Filed under: Performance Monitoring
Earlier this year my colleague TR wrote about the launch of our data API. I’m a big fan of making data more accessible, so I used our own API to write a Hubot script for exploring TraceView data without ever leaving HipChat. Even while I was writing that article, though, we were already lining up a host of new features based on customer feedback. There are a lot of improvements, but now that v2.0 of our API has been rolled out I wanted to write about my three favorites.
One of the most popular requests has been better API support for layers, which are how we represent components of your web application’s stack within TraceView. Traces are composed of calls to layers, and layers also feature prominently in our top-level views of app performance. By drilling down into an app’s layers, it’s possible to find performance problems like looped queries or webserver queueing.
But what if you want to access layer-based data programmatically, rather than using our heatmap? With APIv2 out the door, that’s now an option. A solid first step is to use our discovery API to retrieve a list of layers currently associated with your app in TraceView. This can be a quick sanity check to determine whether everything is functioning properly. Just to give an example, if your cache layer suddenly goes missing, that could indicate an unintended configuration change within your application’s architecture.
One of the neatest changes to our API is that many endpoints now accept layers as a type of filter. This dovetails nicely with the above layer discovery endpoint, but you can specify layers manually if you’d prefer. We could use this endpoint to retrieve the list of layers associated with an application, then use them as filters in the server latency timeseries endpoint to retrieve layer-specific timing information.
However, looping over a list of layers could generate a lot of API calls for a large or complex application, and we’re doing extra work to merge the API responses, too. Archiving per-layer server latency is such a common task that we also added a by-layer app latency endpoint. This retrieves the same data displayed on TraceView’s layer breakdown screen:
But now that we have that data, we can do whatever we want with it. Here’s what the main chart looks like when rendered with an alternative library:
The two most common reasons that our users pull data out of TraceView are to integrate it with dashboards (like we’ve done with Geckoboard), and to archive data for comparisons with historical performance. Latency data is a good start for both use cases, but a 50% speed increase might be the result of half of your requests being dropped as 500 errors. That’s why we’ve extended our API with a new endpoint to fetch the percent of traces containing errors within each time span.

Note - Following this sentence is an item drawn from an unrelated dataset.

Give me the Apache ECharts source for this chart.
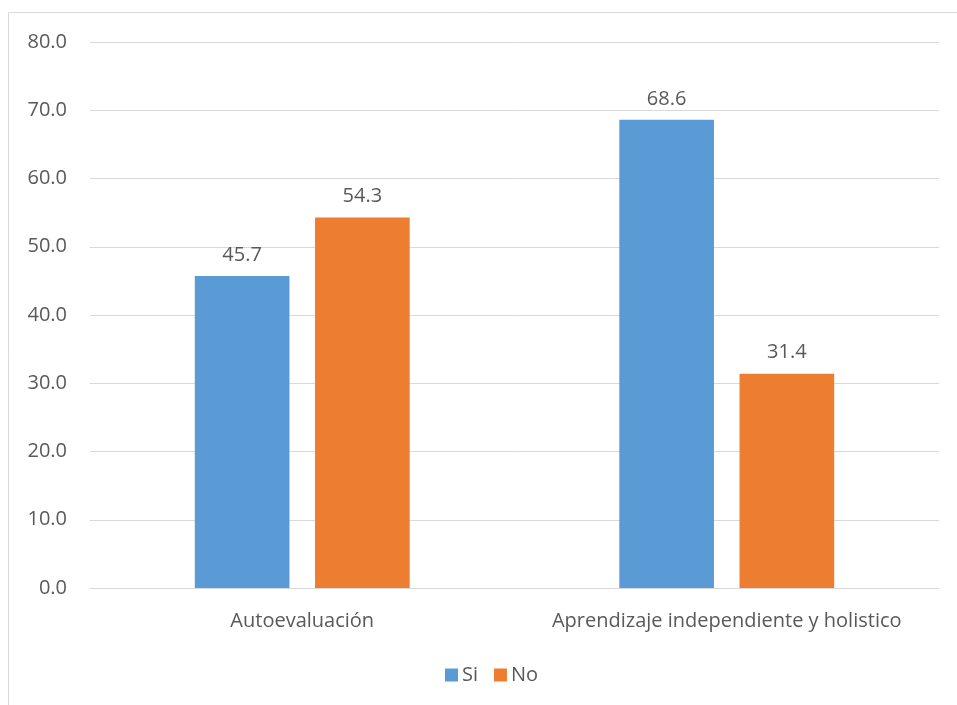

We made layers a big part of this batch of API improvements, so we’ve also made sure that the error rate endpoint accepts layer filters. TraceView already supports alerting based on per-layer error rates, but programmatic access to this data opens up alternative use cases like ‘sanity checks’ in continuous integration environments. Even full test coverage of a web application’s code might not be enough to catch ‘devops problems’ like excess database connections or memcached timeouts caused by stored values increasing in memory consumption. The latency API already lets you require that your app isn’t making more calls, or making them more slowly, and it can now be extended so that builds can be rejected if they have a higher error rate. This can catch unanticipated scaling problems, or potentially even identify a misconfigured build environment that could false positives or negatives elsewhere.
What works for a single-server WordPress blog might stop working for a backend with hundreds of hosts spanning multiple service tiers. If you spin up servers on a per-customer basis, you’ll be glad to hear that you can now create new apps with our app management endpoint. Provisioning a new customer’s app infrastructure? Deploy the nodes pre-installed with TraceView using our Chef recipe, assign them to the customer’s new app as they come online, and add an annotation as you complete each step in your runbook. Your support team can follow the live data as it streams in, even if they weren’t the ones who kicked off the job. When it starts to hang at step 15 out of 37, they’ll know whether to talk to a sysadmin or a network engineer – or maybe even your billing department.
But wait, there’s more!
I haven’t managed to touch on every change we’ve made to our API, but even so I wanted to point out we’ve improved some endpoints just by developing other areas of TraceView. For instance, assigning apps via API works great with our new app-based host screen. And while many of our customers already add annotations to mark deployments, we’re now showing them on end user experience graphs too. That means easier monitoring of frontend code changes like deploying new A/B tests or switching the CDN you serve assets from. Developers are glad to segregate themselves into ‘frontend’ or ‘backend’, but TraceView helps you understand how and why the decisions of one can strongly impact the other.